Patients are expected to begin moving in June 1. Already open is a new main entrance and concourse leading to the patient tower.
Around July 1, work will start on the second phase of the project, which will involve remodeling and repurposing 50,000 square feet of space occupied by existing patient rooms.
Daniel Griess, Madonna’s vice president of facility systems and ancillary services, said patients stay on the campus an average of two months. The renovated area will include spaces for recreation, such as the pool, virtual reality games and crafts.
Also included, Dongilli said, will be more space for outpatient activities, a business center where families can work remotely and two transitional living apartments. The apartments will allow family members to stay with patients for a few days for education so they’re prepared to meet patients’ needs when they go home.

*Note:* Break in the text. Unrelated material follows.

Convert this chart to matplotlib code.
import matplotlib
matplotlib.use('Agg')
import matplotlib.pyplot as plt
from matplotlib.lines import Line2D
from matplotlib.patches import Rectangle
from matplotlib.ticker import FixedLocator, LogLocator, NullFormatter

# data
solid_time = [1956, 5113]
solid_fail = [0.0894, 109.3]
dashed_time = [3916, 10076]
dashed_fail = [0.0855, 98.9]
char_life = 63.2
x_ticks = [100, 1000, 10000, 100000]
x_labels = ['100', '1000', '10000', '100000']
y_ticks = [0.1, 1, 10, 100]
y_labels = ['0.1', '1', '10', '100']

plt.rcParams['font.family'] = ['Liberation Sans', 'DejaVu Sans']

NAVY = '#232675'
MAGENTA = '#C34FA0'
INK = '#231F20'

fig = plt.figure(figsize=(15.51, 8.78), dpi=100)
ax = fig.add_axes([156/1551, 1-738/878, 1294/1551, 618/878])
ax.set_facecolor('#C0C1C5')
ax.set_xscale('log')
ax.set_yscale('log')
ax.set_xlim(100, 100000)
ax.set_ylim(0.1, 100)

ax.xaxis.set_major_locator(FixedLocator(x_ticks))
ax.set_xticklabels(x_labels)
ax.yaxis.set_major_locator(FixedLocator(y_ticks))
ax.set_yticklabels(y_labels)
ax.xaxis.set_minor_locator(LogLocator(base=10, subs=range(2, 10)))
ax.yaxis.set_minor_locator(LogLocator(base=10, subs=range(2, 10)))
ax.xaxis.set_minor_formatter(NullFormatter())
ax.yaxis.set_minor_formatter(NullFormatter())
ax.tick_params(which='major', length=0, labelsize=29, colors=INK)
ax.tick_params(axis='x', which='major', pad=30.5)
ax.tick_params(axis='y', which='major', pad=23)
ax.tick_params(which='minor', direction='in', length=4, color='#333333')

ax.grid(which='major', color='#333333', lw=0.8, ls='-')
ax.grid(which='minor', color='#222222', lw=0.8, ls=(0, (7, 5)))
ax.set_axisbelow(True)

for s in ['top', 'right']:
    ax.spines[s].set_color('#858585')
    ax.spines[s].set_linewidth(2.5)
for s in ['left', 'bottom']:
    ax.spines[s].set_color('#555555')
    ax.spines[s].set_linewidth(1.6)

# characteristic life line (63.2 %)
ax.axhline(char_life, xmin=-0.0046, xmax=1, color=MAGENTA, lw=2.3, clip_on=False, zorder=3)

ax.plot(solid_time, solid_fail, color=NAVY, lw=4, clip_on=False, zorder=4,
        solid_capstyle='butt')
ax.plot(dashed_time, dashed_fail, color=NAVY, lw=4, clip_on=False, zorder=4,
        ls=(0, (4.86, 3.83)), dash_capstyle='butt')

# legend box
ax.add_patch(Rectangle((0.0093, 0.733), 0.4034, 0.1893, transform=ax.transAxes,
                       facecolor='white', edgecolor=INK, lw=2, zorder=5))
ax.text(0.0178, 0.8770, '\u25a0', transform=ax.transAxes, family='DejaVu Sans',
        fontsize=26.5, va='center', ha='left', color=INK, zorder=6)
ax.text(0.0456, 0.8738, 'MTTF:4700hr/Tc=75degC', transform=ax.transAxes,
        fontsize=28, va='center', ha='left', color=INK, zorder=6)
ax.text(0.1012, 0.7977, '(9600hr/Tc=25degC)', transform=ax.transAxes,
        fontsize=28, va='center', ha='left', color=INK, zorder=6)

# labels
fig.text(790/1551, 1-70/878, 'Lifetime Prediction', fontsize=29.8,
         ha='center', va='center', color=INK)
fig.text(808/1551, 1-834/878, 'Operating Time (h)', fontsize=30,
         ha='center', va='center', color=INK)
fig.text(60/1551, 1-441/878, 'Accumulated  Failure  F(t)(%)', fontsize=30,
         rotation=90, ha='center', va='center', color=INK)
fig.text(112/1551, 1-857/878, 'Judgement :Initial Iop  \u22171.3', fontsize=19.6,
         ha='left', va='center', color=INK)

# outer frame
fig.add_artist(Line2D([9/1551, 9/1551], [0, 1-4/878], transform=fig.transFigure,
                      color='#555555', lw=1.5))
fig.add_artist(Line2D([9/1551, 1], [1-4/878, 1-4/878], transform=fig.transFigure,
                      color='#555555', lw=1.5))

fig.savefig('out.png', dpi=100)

Construction of a new conference center, Griess said, is slated to start in early June and wrap up in early October.
“We’re just so proud of this expansion,” he said. “Our staff and our strong research programs have helped us have a reputation of being a premier rehabilitation health system in the United States. Now our facilities are going to better align with that reputation.”
Dongilli said the hospital also is integrating additional green space so patients and families can get outdoors.
“We’ve long recognized the need to deal holistically with people,” he said, “… and access to green space and the environment can make such a difference (in the) outlook of patients who are struggling to understand the reason for their conditions.”
Dongilli said the new facilities will include lessons learned from the pandemic. The patient tower will include several negative-pressure rooms for patients who require isolation. Designers also have incorporated more antimicrobial materials and automatic doors that don’t require a touch to open.
The majority of the financing for the project, slated for final completion in spring 2023, is coming from hospital reserves and operating revenue plus $10 million related to philanthropy. Of the $57 million, more than $40 million will be spent with Lincoln-area contractors.
“That’s something we’re also very proud of,” Griess said, “having roots in Lincoln since 1958.”